You’re obviously very accustomed to using Photoshop and it’s always a shock to the system when you try using a similar but different application, especially when you’ve gained a detailed understanding of it and have developed intensely concentrated workflow habits. I had that feeling (in a smaller way, I’m sure) when moving from GIMP to krita about three years ago. I suggest that you spend more time getting used to it and what it can do instead of comparing it with Photoshop and what you already know and do.


I’m not too familiar with Photoshop’s approach to brushes, I haven’t used it in over a decade and even when I was using it, it was for photo editing, not for painting. But some of what you were talking about resonates a bit with something I’ve been thinking a lot about lately. I’d like to see brush behavior and shape/pattern decoupled. I really only need a handful of behaviors from my brushes which is where the brush engines comes in. The brush editor is nice for editing these as it stands right now, coming up with behaviors is something I wouldn’t be doing very often, so having a big screen blocking window for tweaking that side of things is generally fine. I’d like to dial in just a dozen or so behaviors, like say for wet, dry, blocking in, air brush, etc that I can then use with any number of different tip settings that I’d like to be able to tweak on the fly as needed. It would drastically simplify things on the user end I suspect.
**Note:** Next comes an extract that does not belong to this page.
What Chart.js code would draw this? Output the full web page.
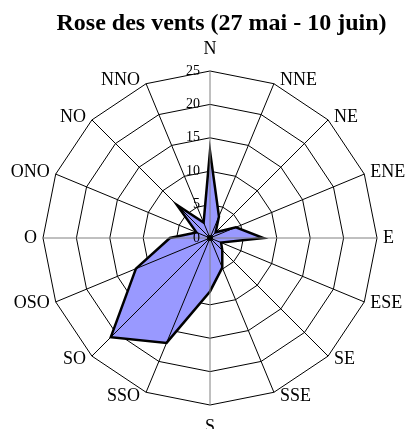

The vast majority of my brush tweaking has to do with adjustments to tip shape and pattern and I really wish those were split out into their own thing, perhaps with a docker just for that stuff, so I can make changes to them more quickly on the fly while painting on the canvas.

So perhaps there could be say a docker with a stroke preview along the top and then the behavior presets, brush tip predefined textures, and patterns each on different tabs below that. Though I suppose the brush tip tab would have to have a toggle to switch between the different auto/predefined/text options, but for my own needs, it would be the predefined textures I would be using most of the time.